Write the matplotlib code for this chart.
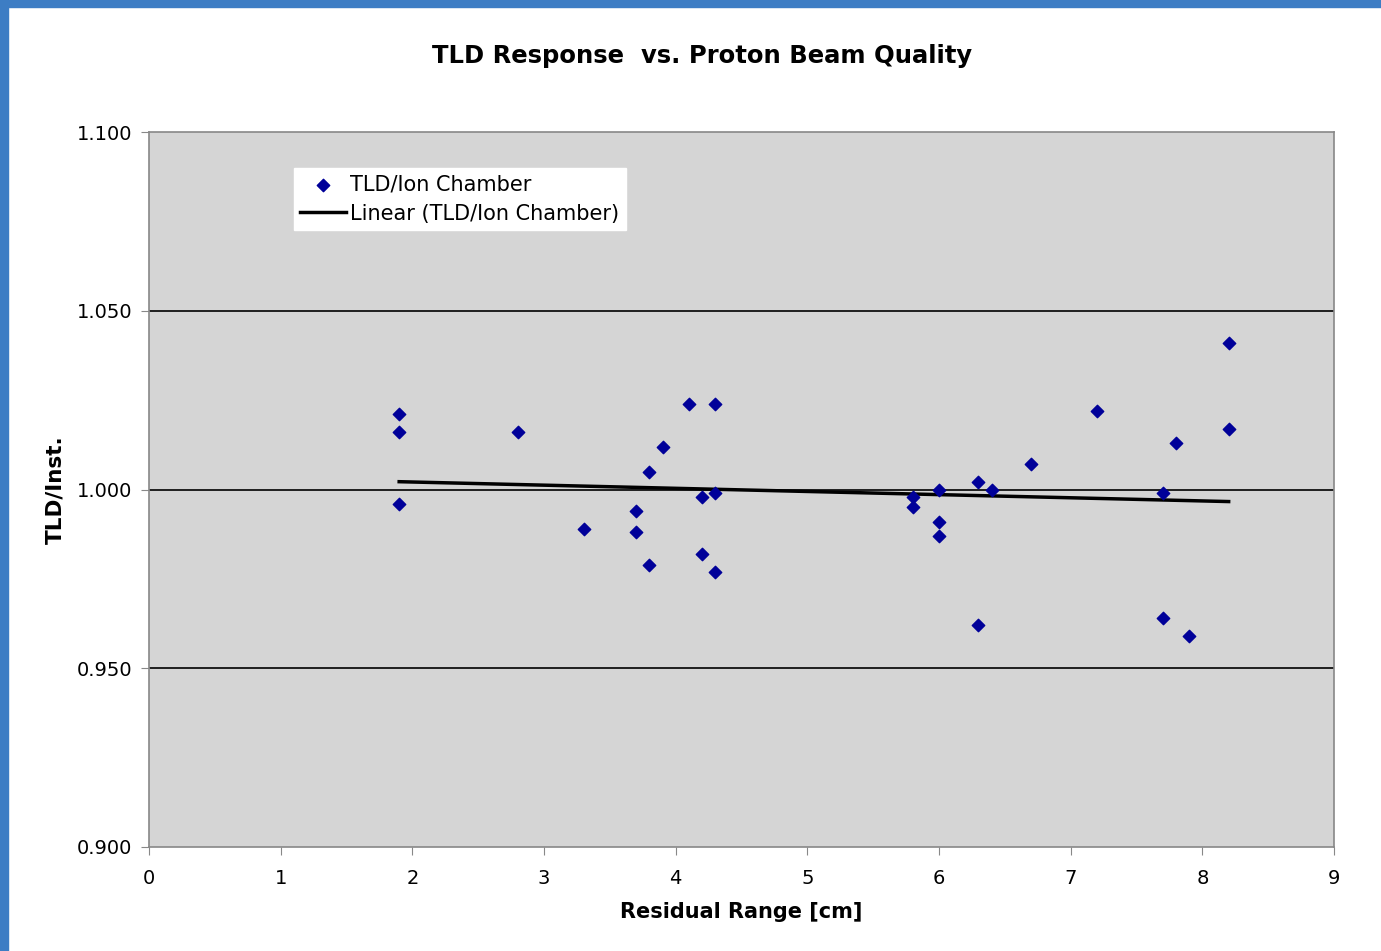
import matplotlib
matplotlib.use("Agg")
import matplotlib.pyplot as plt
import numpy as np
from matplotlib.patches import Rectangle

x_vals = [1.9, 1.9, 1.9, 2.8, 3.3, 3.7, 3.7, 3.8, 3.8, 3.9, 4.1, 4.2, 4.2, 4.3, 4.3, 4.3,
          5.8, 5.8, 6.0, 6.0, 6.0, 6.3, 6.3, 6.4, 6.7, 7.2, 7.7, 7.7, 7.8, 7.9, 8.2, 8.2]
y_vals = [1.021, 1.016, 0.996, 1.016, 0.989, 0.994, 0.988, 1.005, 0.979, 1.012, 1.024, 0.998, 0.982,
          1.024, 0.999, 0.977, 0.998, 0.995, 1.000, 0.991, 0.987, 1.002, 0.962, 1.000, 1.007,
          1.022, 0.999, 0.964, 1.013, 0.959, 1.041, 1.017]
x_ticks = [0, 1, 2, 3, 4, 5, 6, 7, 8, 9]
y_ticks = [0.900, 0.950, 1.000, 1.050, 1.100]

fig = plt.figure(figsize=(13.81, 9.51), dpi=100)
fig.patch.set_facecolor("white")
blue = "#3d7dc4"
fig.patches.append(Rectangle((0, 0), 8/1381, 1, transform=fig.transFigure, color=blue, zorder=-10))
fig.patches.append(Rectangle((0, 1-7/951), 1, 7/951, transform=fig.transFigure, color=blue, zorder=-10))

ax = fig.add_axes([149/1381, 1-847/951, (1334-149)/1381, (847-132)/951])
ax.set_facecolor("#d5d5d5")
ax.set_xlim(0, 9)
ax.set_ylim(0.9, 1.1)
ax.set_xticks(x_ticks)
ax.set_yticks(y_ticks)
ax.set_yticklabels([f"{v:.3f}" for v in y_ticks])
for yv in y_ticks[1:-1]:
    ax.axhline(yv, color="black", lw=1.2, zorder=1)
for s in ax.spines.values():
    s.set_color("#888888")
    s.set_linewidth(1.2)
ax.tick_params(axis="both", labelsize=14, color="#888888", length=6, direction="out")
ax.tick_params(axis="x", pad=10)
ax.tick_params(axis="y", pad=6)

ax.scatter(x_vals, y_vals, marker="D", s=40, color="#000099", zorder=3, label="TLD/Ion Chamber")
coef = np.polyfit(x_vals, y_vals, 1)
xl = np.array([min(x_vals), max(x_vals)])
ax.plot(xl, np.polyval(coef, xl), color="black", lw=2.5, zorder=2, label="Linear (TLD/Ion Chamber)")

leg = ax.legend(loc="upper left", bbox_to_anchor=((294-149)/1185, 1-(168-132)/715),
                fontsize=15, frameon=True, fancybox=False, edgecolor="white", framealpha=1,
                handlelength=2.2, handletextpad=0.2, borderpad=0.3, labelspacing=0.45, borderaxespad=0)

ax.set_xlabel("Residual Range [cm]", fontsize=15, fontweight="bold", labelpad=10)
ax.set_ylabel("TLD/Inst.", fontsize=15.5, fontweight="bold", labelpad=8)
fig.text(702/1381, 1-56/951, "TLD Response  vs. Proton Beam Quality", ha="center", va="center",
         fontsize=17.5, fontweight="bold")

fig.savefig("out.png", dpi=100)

******************************

Restate the whole listing above exactly, please, omitting every image.

■ **THE COMPLETED TASK**:
Write the matplotlib code for this chart.
import matplotlib
matplotlib.use("Agg")
import matplotlib.pyplot as plt
import numpy as np
from matplotlib.patches import Rectangle

x_vals = [1.9, 1.9, 1.9, 2.8, 3.3, 3.7, 3.7, 3.8, 3.8, 3.9, 4.1, 4.2, 4.2, 4.3, 4.3, 4.3,
          5.8, 5.8, 6.0, 6.0, 6.0, 6.3, 6.3, 6.4, 6.7, 7.2, 7.7, 7.7, 7.8, 7.9, 8.2, 8.2]
y_vals = [1.021, 1.016, 0.996, 1.016, 0.989, 0.994, 0.988, 1.005, 0.979, 1.012, 1.024, 0.998, 0.982,
          1.024, 0.999, 0.977, 0.998, 0.995, 1.000, 0.991, 0.987, 1.002, 0.962, 1.000, 1.007,
          1.022, 0.999, 0.964, 1.013, 0.959, 1.041, 1.017]
x_ticks = [0, 1, 2, 3, 4, 5, 6, 7, 8, 9]
y_ticks = [0.900, 0.950, 1.000, 1.050, 1.100]

fig = plt.figure(figsize=(13.81, 9.51), dpi=100)
fig.patch.set_facecolor("white")
blue = "#3d7dc4"
fig.patches.append(Rectangle((0, 0), 8/1381, 1, transform=fig.transFigure, color=blue, zorder=-10))
fig.patches.append(Rectangle((0, 1-7/951), 1, 7/951, transform=fig.transFigure, color=blue, zorder=-10))

ax = fig.add_axes([149/1381, 1-847/951, (1334-149)/1381, (847-132)/951])
ax.set_facecolor("#d5d5d5")
ax.set_xlim(0, 9)
ax.set_ylim(0.9, 1.1)
ax.set_xticks(x_ticks)
ax.set_yticks(y_ticks)
ax.set_yticklabels([f"{v:.3f}" for v in y_ticks])
for yv in y_ticks[1:-1]:
    ax.axhline(yv, color="black", lw=1.2, zorder=1)
for s in ax.spines.values():
    s.set_color("#888888")
    s.set_linewidth(1.2)
ax.tick_params(axis="both", labelsize=14, color="#888888", length=6, direction="out")
ax.tick_params(axis="x", pad=10)
ax.tick_params(axis="y", pad=6)

ax.scatter(x_vals, y_vals, marker="D", s=40, color="#000099", zorder=3, label="TLD/Ion Chamber")
coef = np.polyfit(x_vals, y_vals, 1)
xl = np.array([min(x_vals), max(x_vals)])
ax.plot(xl, np.polyval(coef, xl), color="black", lw=2.5, zorder=2, label="Linear (TLD/Ion Chamber)")

leg = ax.legend(loc="upper left", bbox_to_anchor=((294-149)/1185, 1-(168-132)/715),
                fontsize=15, frameon=True, fancybox=False, edgecolor="white", framealpha=1,
                handlelength=2.2, handletextpad=0.2, borderpad=0.3, labelspacing=0.45, borderaxespad=0)

ax.set_xlabel("Residual Range [cm]", fontsize=15, fontweight="bold", labelpad=10)
ax.set_ylabel("TLD/Inst.", fontsize=15.5, fontweight="bold", labelpad=8)
fig.text(702/1381, 1-56/951, "TLD Response  vs. Proton Beam Quality", ha="center", va="center",
         fontsize=17.5, fontweight="bold")

fig.savefig("out.png", dpi=100)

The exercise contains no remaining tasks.